The most commonly used keyword to tag stories on this site is “floating”. Second is “helium”. So clearly there’s some interest in the subject. It’s fairly common for people in inflation stories to be filled with helium to the point of becoming airborne. How much helium this requires varies widely from story to story.

So today we address the question: How much helium would it really take to make someone float?

Short answer: a lot.

The long answer involves some math.

If an object is heavier than the volume of fluid it displaces, then it sinks. If it’s lighter than the volume of fluid it displaces, then it floats.

Helium is lighter than air. If a balloon is filled with enough helium that the combined weight of the helium and the balloon is less than the weight of the air that would take up the same amount of space, then the balloon will float.

The density of helium is 0.172 g/l.

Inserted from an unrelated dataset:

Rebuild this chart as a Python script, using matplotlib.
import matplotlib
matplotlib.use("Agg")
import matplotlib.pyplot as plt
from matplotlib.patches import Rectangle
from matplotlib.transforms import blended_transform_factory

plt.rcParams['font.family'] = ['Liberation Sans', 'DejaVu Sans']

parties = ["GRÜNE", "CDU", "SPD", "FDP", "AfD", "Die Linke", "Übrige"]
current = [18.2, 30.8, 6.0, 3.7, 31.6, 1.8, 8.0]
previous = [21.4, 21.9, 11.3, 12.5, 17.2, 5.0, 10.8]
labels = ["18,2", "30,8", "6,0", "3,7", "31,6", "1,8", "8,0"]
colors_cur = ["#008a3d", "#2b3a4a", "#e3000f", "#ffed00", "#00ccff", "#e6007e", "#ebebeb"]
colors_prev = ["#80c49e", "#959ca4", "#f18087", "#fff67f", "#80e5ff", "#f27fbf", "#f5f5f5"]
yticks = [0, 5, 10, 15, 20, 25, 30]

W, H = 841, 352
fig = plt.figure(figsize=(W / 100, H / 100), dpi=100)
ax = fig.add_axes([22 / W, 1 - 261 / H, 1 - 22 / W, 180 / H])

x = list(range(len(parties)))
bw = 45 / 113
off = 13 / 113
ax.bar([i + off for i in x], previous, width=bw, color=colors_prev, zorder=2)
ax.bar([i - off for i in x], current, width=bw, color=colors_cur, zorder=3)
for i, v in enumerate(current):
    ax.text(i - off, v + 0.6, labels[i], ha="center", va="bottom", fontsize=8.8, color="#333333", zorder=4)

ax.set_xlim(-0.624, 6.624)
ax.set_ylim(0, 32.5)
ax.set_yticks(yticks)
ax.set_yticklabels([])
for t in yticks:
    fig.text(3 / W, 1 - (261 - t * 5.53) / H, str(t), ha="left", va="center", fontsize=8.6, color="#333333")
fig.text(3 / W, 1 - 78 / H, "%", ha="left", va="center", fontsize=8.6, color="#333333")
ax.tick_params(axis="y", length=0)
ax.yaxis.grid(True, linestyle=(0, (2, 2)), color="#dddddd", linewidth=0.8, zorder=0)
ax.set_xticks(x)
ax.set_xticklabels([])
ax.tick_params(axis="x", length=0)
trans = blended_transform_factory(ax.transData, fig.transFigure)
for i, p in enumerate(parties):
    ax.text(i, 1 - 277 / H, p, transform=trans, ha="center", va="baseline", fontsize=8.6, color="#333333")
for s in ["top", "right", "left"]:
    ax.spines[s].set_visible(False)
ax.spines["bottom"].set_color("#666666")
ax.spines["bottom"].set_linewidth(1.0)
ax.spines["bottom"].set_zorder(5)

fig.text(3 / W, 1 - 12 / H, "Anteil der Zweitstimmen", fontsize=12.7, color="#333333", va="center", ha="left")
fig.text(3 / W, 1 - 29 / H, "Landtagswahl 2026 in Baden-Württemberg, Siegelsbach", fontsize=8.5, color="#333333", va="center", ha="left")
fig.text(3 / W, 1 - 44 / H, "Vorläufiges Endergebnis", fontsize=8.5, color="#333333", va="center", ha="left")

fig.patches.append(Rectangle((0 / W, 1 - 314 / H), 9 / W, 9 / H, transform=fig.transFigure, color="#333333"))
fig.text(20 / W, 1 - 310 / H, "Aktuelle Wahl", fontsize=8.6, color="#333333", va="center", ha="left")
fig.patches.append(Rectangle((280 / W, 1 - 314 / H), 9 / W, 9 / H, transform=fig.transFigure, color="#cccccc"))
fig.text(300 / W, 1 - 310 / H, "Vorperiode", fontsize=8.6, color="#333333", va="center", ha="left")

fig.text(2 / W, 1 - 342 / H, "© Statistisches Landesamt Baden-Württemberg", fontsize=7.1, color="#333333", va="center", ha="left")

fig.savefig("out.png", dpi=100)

The density of air is 1.225 g/l. The difference between the two is helium’s lifting power; d_Air - d_He = 1.053 g/l. Converted into less civilised units, it comes out to 0.0657 lbs/ft³

Let’s run the numbers for a typical inflation subject, Nikki. Nikki’s a cheerleader so she’s quite slim, weighing in at a mere 115 pounds. She’s 5’4” and has perky B-cup breasts that she really wishes were bigger and she’s certainly impulsive enough to experiment with imprudent and unconventional means of enlarging them, possibly involving magic, experimental chemicals, and or compressed gas. But that’s for another post. What’s more relevant for now is that she also has long blonde hair, a beautiful face, and a tendency to make nasty comments to nerdy sociopaths who have access to large quantities of helium. Oops.

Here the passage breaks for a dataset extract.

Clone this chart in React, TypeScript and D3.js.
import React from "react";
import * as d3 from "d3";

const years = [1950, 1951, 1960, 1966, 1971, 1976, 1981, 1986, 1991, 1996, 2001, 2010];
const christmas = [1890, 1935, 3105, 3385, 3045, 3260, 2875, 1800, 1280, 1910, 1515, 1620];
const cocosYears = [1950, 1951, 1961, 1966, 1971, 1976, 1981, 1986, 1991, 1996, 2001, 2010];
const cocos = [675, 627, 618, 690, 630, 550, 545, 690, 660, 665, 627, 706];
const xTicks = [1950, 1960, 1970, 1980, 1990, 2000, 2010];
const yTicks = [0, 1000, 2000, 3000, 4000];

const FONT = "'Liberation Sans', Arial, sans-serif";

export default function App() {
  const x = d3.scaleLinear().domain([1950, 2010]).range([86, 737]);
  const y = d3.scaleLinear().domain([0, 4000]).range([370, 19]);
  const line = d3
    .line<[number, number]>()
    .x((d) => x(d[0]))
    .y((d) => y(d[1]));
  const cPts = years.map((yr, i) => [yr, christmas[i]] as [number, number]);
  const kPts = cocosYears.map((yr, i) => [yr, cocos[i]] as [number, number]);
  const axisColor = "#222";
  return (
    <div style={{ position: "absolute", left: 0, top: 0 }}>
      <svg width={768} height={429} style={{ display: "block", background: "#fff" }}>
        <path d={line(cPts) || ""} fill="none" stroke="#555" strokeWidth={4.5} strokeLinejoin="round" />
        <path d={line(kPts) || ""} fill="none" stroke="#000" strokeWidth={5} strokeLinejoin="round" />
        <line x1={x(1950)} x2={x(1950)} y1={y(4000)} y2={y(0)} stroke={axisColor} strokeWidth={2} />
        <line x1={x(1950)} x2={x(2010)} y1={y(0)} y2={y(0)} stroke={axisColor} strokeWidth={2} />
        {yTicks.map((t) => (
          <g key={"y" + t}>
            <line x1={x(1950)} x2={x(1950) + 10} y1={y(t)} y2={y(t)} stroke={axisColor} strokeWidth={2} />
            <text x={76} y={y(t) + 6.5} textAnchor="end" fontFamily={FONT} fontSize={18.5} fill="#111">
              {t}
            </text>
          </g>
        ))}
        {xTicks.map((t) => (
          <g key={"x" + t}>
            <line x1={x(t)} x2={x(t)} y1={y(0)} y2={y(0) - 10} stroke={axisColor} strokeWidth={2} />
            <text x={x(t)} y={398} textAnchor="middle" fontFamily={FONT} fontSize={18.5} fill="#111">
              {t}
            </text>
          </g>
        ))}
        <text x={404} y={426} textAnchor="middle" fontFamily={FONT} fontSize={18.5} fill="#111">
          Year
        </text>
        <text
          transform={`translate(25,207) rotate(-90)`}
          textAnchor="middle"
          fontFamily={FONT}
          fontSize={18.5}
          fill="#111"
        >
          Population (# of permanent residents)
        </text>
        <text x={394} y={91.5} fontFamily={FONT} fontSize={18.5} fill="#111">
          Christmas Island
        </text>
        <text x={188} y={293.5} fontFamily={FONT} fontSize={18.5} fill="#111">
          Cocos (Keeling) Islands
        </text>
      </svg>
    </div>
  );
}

115 lbs/(0.0657 lbs/ft³) = 1,750.38 cubic feet.

If we were to fill Nikki with 1,800 cubic feet of helium, certainly over her strenuous and high-pitched objections, she would be a slightly buoyant sphere 15 feet in diameter.

Take a moment to contemplate how huge that is for a moment. Nikki would be towering at almost three times her normal height.

Those of you who aren’t gaping in awe about how massive Nikki has become are probably thinking “Hey, Kane, haven’t you overlooked some stuff?” And the answer, of course, is “Yes.”

First, I’m ignoring Nikki’s initial volume. That’s actually not a problem when we’re dealing with such huge volumes. In her uninflated state, Nikki takes up about two cubic feet of space. It’s negligible once Nikki’s blown up.

But I’m also ignoring internal pressure. Since you can’t actually inflate a person to Nikki’s size in real life, how much pressure her body exerts in its attempt to return to its normal shape is up to whoever’s writing the story. The above calculation assumes that Nikki’s body isn’t offering any resistance. This is the “weather balloon” scenario; Nikki would be quite soft and squishy. But since the feeling of pressure is central to so many inflation stories, let’s explore a few other scenarios

First, the “party balloon” scenario. I could only find one experiment online where the pressure inside a latex balloon was measured as it was inflated. Right before it burst it was a pressure of about 1 psi above ambient pressure.

As helium is compressed its lifting power decreases, meaning we’ll need more of it to get Nikki off the ground. And while Nikki would definitely notice an increase in pressure of 1 psi, the effect on lift is negligible. We’d need an extra 24 cubic feet of helium to get her to neutral buoyancy. The 1800 cubic feet used in the weather balloon scenario would still be enough to get her off the ground, albeit a bit more slowly.

Let’s say Nikki fills up to the pressure of a volleyball (~4.5 psi). That still wouldn’t do much. Well, it wouldn’t have much effect on her buoyancy; I’m sure Nikki’s really feeling the pressure at this point. We’d only lose 5% of our lift. We’d need an extra 100 cubic feet of helium and Nikki would increase in diameter by about 3 inches wider to achieve neutral buoyancy.

We’d need to pump Nikki up to a pretty high pressure for it to have a significant impact. At the pressure of a car tire (~ 30 psi), we lose about 30% of our lift. We’d need to fill her up with over 2600 cubic feet of pressurized helium to make her weightless. That would make her about 17 feet across and definitely give her that “look out, she’s going to explode” feeling.

And if she does blow, you’ll want her to have floated far away by then. That much gas under that much pressure will create quite an impressive boom. But for now we’ll deflate Nikki and let her get back to cheerleading practice. We may need her assistance in future writings.